Create A Customer Project
Open the project wizard and choose Customer apps. Enter the project name and description, then choose the customer context.
Use:
- B2B for business customers.
- B2C for consumers.
- B2B2C for products reaching users through another organization.
- Dev Tool for developer-facing products.
Choose the application types that match the product, such as web, mobile, desktop, API, or other.
Complete Project Breakdown
Project Breakdown structures the product into five sections:
- Purpose.
- Problem.
- Target Users.
- Core Features.
- Goals.
Review the content and make sure it clearly explains who the product is for and what first-version value it should deliver.
Run Market Research
Market Research reviews customer, market, risk, opportunity, competitive, and confidence signals. Use it to sharpen the product direction before workflow planning.
If the report feels too broad, improve the project description or breakdown and run research again.
Align And Map The Workflow
Workflow Alignment captures the product decisions that shape the main customer journey. Answer with clear details about user actions, decisions, constraints, and outcomes.
Application Workflow then turns those answers into a flow map and detailed workflow nodes.
Define Features
Create or generate features from the confirmed workflow. Keep the feature set focused on the first version and remove duplicate or future-scope ideas before handoff.
Use feature details, requirements, acceptance checks, priority, and scope fields to make the build intent clear.
Prepare Architecture
Open Technical Architecture after the feature scope is clear. Review the suggested architecture style, stack choices, and high-level diagram through the lens of the customer type and expected product usage.

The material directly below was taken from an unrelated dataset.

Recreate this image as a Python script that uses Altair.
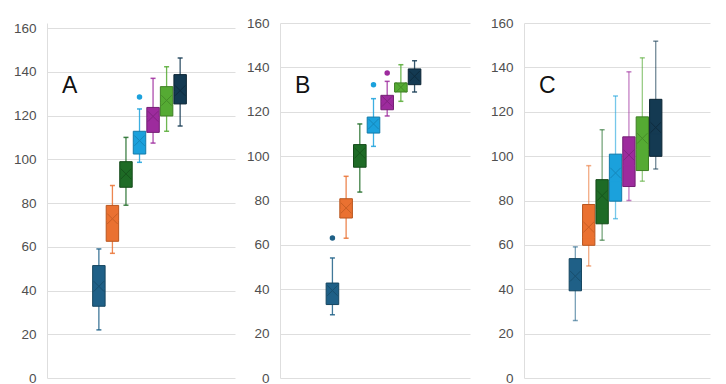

Regenerate or adjust recommendations when the product direction changes.
Create PRD And Dev Pack
Generate the PRD when the customer product plan needs a structured requirements document. Review, edit, and export it as needed.
Create the Dev Pack after features, architecture, and any required PRD material are ready.
Next Steps
Create a customer project, complete Project Breakdown, and use the next action card to move through Market Research, workflow, features, architecture, PRD, and Dev Pack.